Will you write out the data exactly, excluding every picture?

╭─ DATASET ROWS

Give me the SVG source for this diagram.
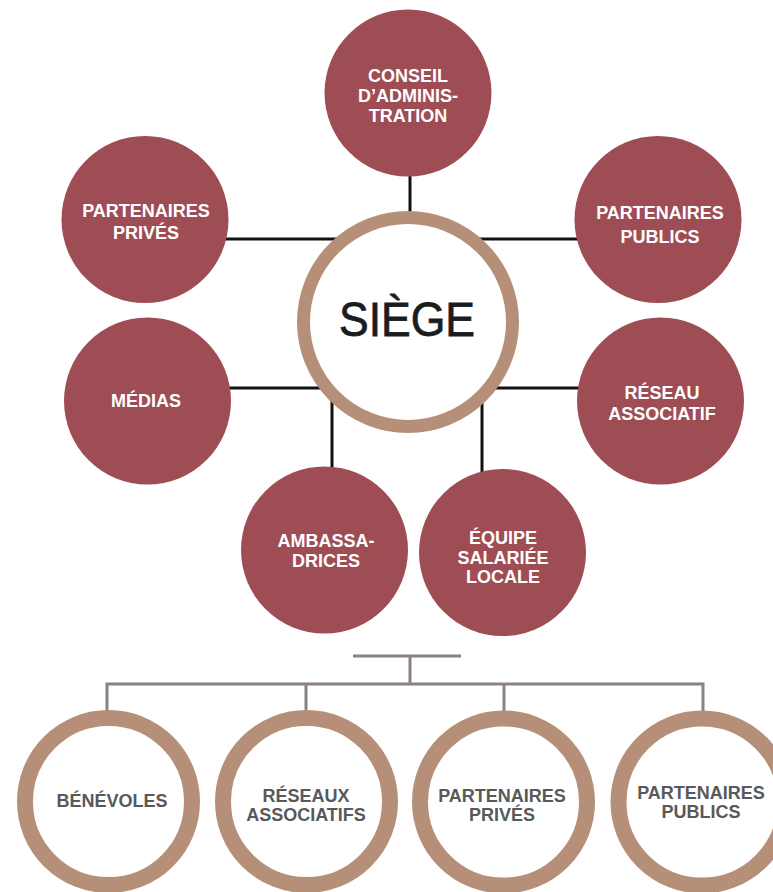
<svg xmlns="http://www.w3.org/2000/svg" width="773" height="892" viewBox="0 0 773 892">
<style>
.red{fill:#9f4d55}
.ring{fill:#fff;stroke:#b68f79}
.wt{font-family:"Liberation Sans",Arial,sans-serif;font-weight:bold;font-size:18px;fill:#fff;text-anchor:middle}
.gt{font-family:"Liberation Sans",Arial,sans-serif;font-weight:bold;font-size:18px;fill:#58595b;text-anchor:middle}
.blk{stroke:#111;stroke-width:3;fill:none}
.gry{stroke:#8b8082;stroke-width:3;fill:none}
</style>
<rect width="773" height="892" fill="#fff"/>
<g id="connectors">
<line class="blk" x1="410" y1="170" x2="410" y2="215"/>
<line class="blk" x1="222" y1="239" x2="580" y2="239"/>
<line class="blk" x1="225" y1="388" x2="582" y2="388"/>
<line class="blk" x1="332" y1="388" x2="332" y2="472"/>
<line class="blk" x1="482" y1="388" x2="482" y2="474"/>
<line class="gry" x1="353" y1="656" x2="461" y2="656"/>
<line class="gry" x1="410" y1="656" x2="410" y2="684"/>
<polyline class="gry" points="107,712 107,684 703,684 703,712"/>
<line class="gry" x1="306" y1="684" x2="306" y2="712"/>
<line class="gry" x1="504" y1="684" x2="504" y2="712"/>
</g>
<g id="siege">
<circle class="ring" cx="408" cy="322" r="104.5" stroke-width="13"/>
<text x="407" y="336" font-family="'Liberation Sans',Arial,sans-serif" font-size="49" fill="#1a1d1f" stroke="#1a1d1f" stroke-width="0.8" text-anchor="middle" textLength="136" lengthAdjust="spacingAndGlyphs">SIÈGE</text>
</g>
<g id="conseil">
<circle class="red" cx="408" cy="93" r="83.5"/>
<text class="wt" x="408" y="82">CONSEIL</text>
<text class="wt" x="408" y="102">D’ADMINIS-</text>
<text class="wt" x="408" y="122">TRATION</text>
</g>
<g id="partenaires-prives">
<circle class="red" cx="145" cy="219.5" r="83.5"/>
<text class="wt" x="146" y="217">PARTENAIRES</text>
<text class="wt" x="146" y="239">PRIVÉS</text>
</g>
<g id="partenaires-publics">
<circle class="red" cx="658" cy="219.5" r="83.5"/>
<text class="wt" x="660" y="219">PARTENAIRES</text>
<text class="wt" x="660" y="243">PUBLICS</text>
</g>
<g id="medias">
<circle class="red" cx="147.5" cy="401" r="83.5"/>
<text class="wt" x="146" y="407">MÉDIAS</text>
</g>
<g id="reseau-associatif">
<circle class="red" cx="660.5" cy="401" r="83.5"/>
<text class="wt" x="662" y="399">RÉSEAU</text>
<text class="wt" x="662" y="420">ASSOCIATIF</text>
</g>
<g id="ambassadrices">
<circle class="red" cx="324.5" cy="550" r="83.5"/>
<text class="wt" x="326" y="547">AMBASSA-</text>
<text class="wt" x="326" y="567">DRICES</text>
</g>
<g id="equipe">
<circle class="red" cx="502.5" cy="552.5" r="83.5"/>
<text class="wt" x="503" y="544">ÉQUIPE</text>
<text class="wt" x="503" y="564">SALARIÉE</text>
<text class="wt" x="503" y="583">LOCALE</text>
</g>
<g id="benevoles">
<circle class="ring" cx="108.5" cy="801.5" r="83.5" stroke-width="16"/>
<text class="gt" x="112" y="807">BÉNÉVOLES</text>
</g>
<g id="reseaux-associatifs">
<circle class="ring" cx="306.5" cy="801.5" r="83.5" stroke-width="16"/>
<text class="gt" x="306" y="802">RÉSEAUX</text>
<text class="gt" x="306" y="821">ASSOCIATIFS</text>
</g>
<g id="partenaires-prives-2">
<circle class="ring" cx="503.5" cy="802" r="83.5" stroke-width="16"/>
<text class="gt" x="502" y="802">PARTENAIRES</text>
<text class="gt" x="502" y="821">PRIVÉS</text>
</g>
<g id="partenaires-publics-2">
<circle class="ring" cx="702" cy="802" r="83.5" stroke-width="16"/>
<text class="gt" x="701" y="799">PARTENAIRES</text>
<text class="gt" x="701" y="818">PUBLICS</text>
</g>
</svg>
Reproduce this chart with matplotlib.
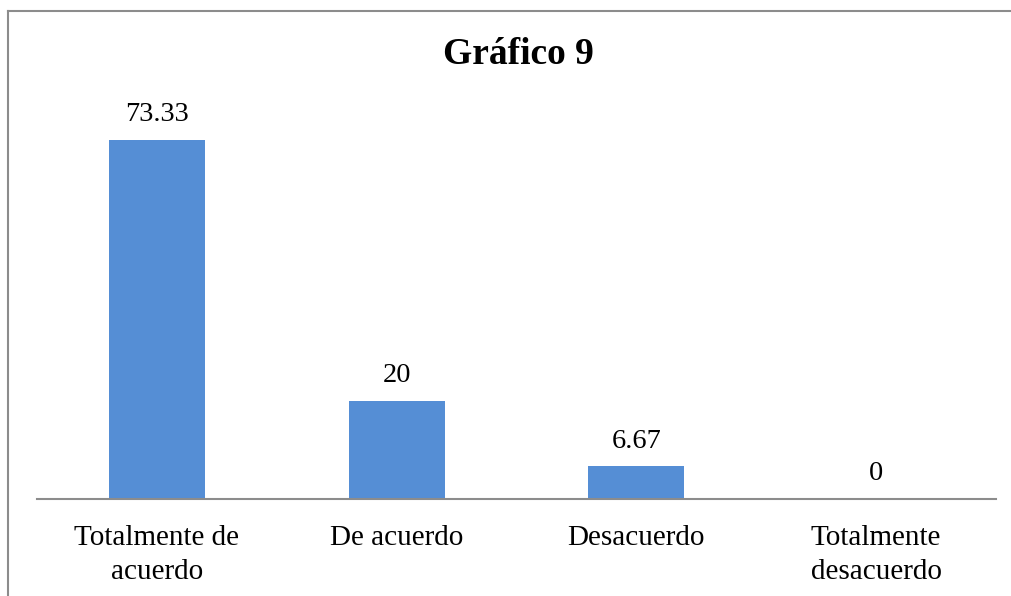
import matplotlib.pyplot as plt
from matplotlib.lines import Line2D

# datos del gráfico
categorias = ["Totalmente de\nacuerdo", "De acuerdo", "Desacuerdo", "Totalmente\ndesacuerdo"]
valores = [73.33, 20, 6.67, 0]
etiquetas = ["73.33", "20", "6.67", "0"]

plt.rcParams['font.family'] = ['Liberation Serif', 'DejaVu Serif']

W, H = 1011, 596
fig = plt.figure(figsize=(W / 100, H / 100), dpi=100)

# marco gris (solo arriba e izquierda, la imagen está recortada)
fig.add_artist(Line2D([8 / W, 8 / W], [0, 1 - 11 / H], color="#8c8c8c", lw=1.5,
                      transform=fig.transFigure))
fig.add_artist(Line2D([8 / W, 1], [1 - 11 / H, 1 - 11 / H], color="#8c8c8c", lw=1.5,
                      transform=fig.transFigure))

ax = fig.add_axes([37 / W, (H - 499) / H, (996 - 37) / W, (499 - 107) / H])
x = range(len(categorias))
ax.bar(x, valores, width=0.4, color="#558ED5")
ax.set_xlim(-0.5, len(categorias) - 0.5)
ax.set_ylim(0, 80)

for xi, v, t in zip(x, valores, etiquetas):
    ax.annotate(t, (xi, v), xytext=(0, 9), textcoords="offset points",
                ha="center", va="bottom", fontsize=20.5)

ax.set_xticks(list(x))
ax.set_xticklabels(categorias, fontsize=21, linespacing=1.37)
ax.tick_params(axis="x", length=0, pad=19)
ax.set_yticks([])
for s in ["top", "right", "left"]:
    ax.spines[s].set_visible(False)
ax.spines["bottom"].set_color("#8c8c8c")
ax.spines["bottom"].set_linewidth(1.5)

fig.text(518 / W, 1 - 54 / H, "Gráfico 9", ha="center", va="center",
         fontsize=27, fontweight="bold")

fig.savefig("out.png", dpi=100)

╰─

▸ **SOLUTION FOR THIS EXERCISE**:
Give me the SVG source for this diagram.
<svg xmlns="http://www.w3.org/2000/svg" width="773" height="892" viewBox="0 0 773 892">
<style>
.red{fill:#9f4d55}
.ring{fill:#fff;stroke:#b68f79}
.wt{font-family:"Liberation Sans",Arial,sans-serif;font-weight:bold;font-size:18px;fill:#fff;text-anchor:middle}
.gt{font-family:"Liberation Sans",Arial,sans-serif;font-weight:bold;font-size:18px;fill:#58595b;text-anchor:middle}
.blk{stroke:#111;stroke-width:3;fill:none}
.gry{stroke:#8b8082;stroke-width:3;fill:none}
</style>
<rect width="773" height="892" fill="#fff"/>
<g id="connectors">
<line class="blk" x1="410" y1="170" x2="410" y2="215"/>
<line class="blk" x1="222" y1="239" x2="580" y2="239"/>
<line class="blk" x1="225" y1="388" x2="582" y2="388"/>
<line class="blk" x1="332" y1="388" x2="332" y2="472"/>
<line class="blk" x1="482" y1="388" x2="482" y2="474"/>
<line class="gry" x1="353" y1="656" x2="461" y2="656"/>
<line class="gry" x1="410" y1="656" x2="410" y2="684"/>
<polyline class="gry" points="107,712 107,684 703,684 703,712"/>
<line class="gry" x1="306" y1="684" x2="306" y2="712"/>
<line class="gry" x1="504" y1="684" x2="504" y2="712"/>
</g>
<g id="siege">
<circle class="ring" cx="408" cy="322" r="104.5" stroke-width="13"/>
<text x="407" y="336" font-family="'Liberation Sans',Arial,sans-serif" font-size="49" fill="#1a1d1f" stroke="#1a1d1f" stroke-width="0.8" text-anchor="middle" textLength="136" lengthAdjust="spacingAndGlyphs">SIÈGE</text>
</g>
<g id="conseil">
<circle class="red" cx="408" cy="93" r="83.5"/>
<text class="wt" x="408" y="82">CONSEIL</text>
<text class="wt" x="408" y="102">D’ADMINIS-</text>
<text class="wt" x="408" y="122">TRATION</text>
</g>
<g id="partenaires-prives">
<circle class="red" cx="145" cy="219.5" r="83.5"/>
<text class="wt" x="146" y="217">PARTENAIRES</text>
<text class="wt" x="146" y="239">PRIVÉS</text>
</g>
<g id="partenaires-publics">
<circle class="red" cx="658" cy="219.5" r="83.5"/>
<text class="wt" x="660" y="219">PARTENAIRES</text>
<text class="wt" x="660" y="243">PUBLICS</text>
</g>
<g id="medias">
<circle class="red" cx="147.5" cy="401" r="83.5"/>
<text class="wt" x="146" y="407">MÉDIAS</text>
</g>
<g id="reseau-associatif">
<circle class="red" cx="660.5" cy="401" r="83.5"/>
<text class="wt" x="662" y="399">RÉSEAU</text>
<text class="wt" x="662" y="420">ASSOCIATIF</text>
</g>
<g id="ambassadrices">
<circle class="red" cx="324.5" cy="550" r="83.5"/>
<text class="wt" x="326" y="547">AMBASSA-</text>
<text class="wt" x="326" y="567">DRICES</text>
</g>
<g id="equipe">
<circle class="red" cx="502.5" cy="552.5" r="83.5"/>
<text class="wt" x="503" y="544">ÉQUIPE</text>
<text class="wt" x="503" y="564">SALARIÉE</text>
<text class="wt" x="503" y="583">LOCALE</text>
</g>
<g id="benevoles">
<circle class="ring" cx="108.5" cy="801.5" r="83.5" stroke-width="16"/>
<text class="gt" x="112" y="807">BÉNÉVOLES</text>
</g>
<g id="reseaux-associatifs">
<circle class="ring" cx="306.5" cy="801.5" r="83.5" stroke-width="16"/>
<text class="gt" x="306" y="802">RÉSEAUX</text>
<text class="gt" x="306" y="821">ASSOCIATIFS</text>
</g>
<g id="partenaires-prives-2">
<circle class="ring" cx="503.5" cy="802" r="83.5" stroke-width="16"/>
<text class="gt" x="502" y="802">PARTENAIRES</text>
<text class="gt" x="502" y="821">PRIVÉS</text>
</g>
<g id="partenaires-publics-2">
<circle class="ring" cx="702" cy="802" r="83.5" stroke-width="16"/>
<text class="gt" x="701" y="799">PARTENAIRES</text>
<text class="gt" x="701" y="818">PUBLICS</text>
</g>
</svg>
Reproduce this chart with matplotlib.
import matplotlib.pyplot as plt
from matplotlib.lines import Line2D

# datos del gráfico
categorias = ["Totalmente de\nacuerdo", "De acuerdo", "Desacuerdo", "Totalmente\ndesacuerdo"]
valores = [73.33, 20, 6.67, 0]
etiquetas = ["73.33", "20", "6.67", "0"]

plt.rcParams['font.family'] = ['Liberation Serif', 'DejaVu Serif']

W, H = 1011, 596
fig = plt.figure(figsize=(W / 100, H / 100), dpi=100)

# marco gris (solo arriba e izquierda, la imagen está recortada)
fig.add_artist(Line2D([8 / W, 8 / W], [0, 1 - 11 / H], color="#8c8c8c", lw=1.5,
                      transform=fig.transFigure))
fig.add_artist(Line2D([8 / W, 1], [1 - 11 / H, 1 - 11 / H], color="#8c8c8c", lw=1.5,
                      transform=fig.transFigure))

ax = fig.add_axes([37 / W, (H - 499) / H, (996 - 37) / W, (499 - 107) / H])
x = range(len(categorias))
ax.bar(x, valores, width=0.4, color="#558ED5")
ax.set_xlim(-0.5, len(categorias) - 0.5)
ax.set_ylim(0, 80)

for xi, v, t in zip(x, valores, etiquetas):
    ax.annotate(t, (xi, v), xytext=(0, 9), textcoords="offset points",
                ha="center", va="bottom", fontsize=20.5)

ax.set_xticks(list(x))
ax.set_xticklabels(categorias, fontsize=21, linespacing=1.37)
ax.tick_params(axis="x", length=0, pad=19)
ax.set_yticks([])
for s in ["top", "right", "left"]:
    ax.spines[s].set_visible(False)
ax.spines["bottom"].set_color("#8c8c8c")
ax.spines["bottom"].set_linewidth(1.5)

fig.text(518 / W, 1 - 54 / H, "Gráfico 9", ha="center", va="center",
         fontsize=27, fontweight="bold")

fig.savefig("out.png", dpi=100)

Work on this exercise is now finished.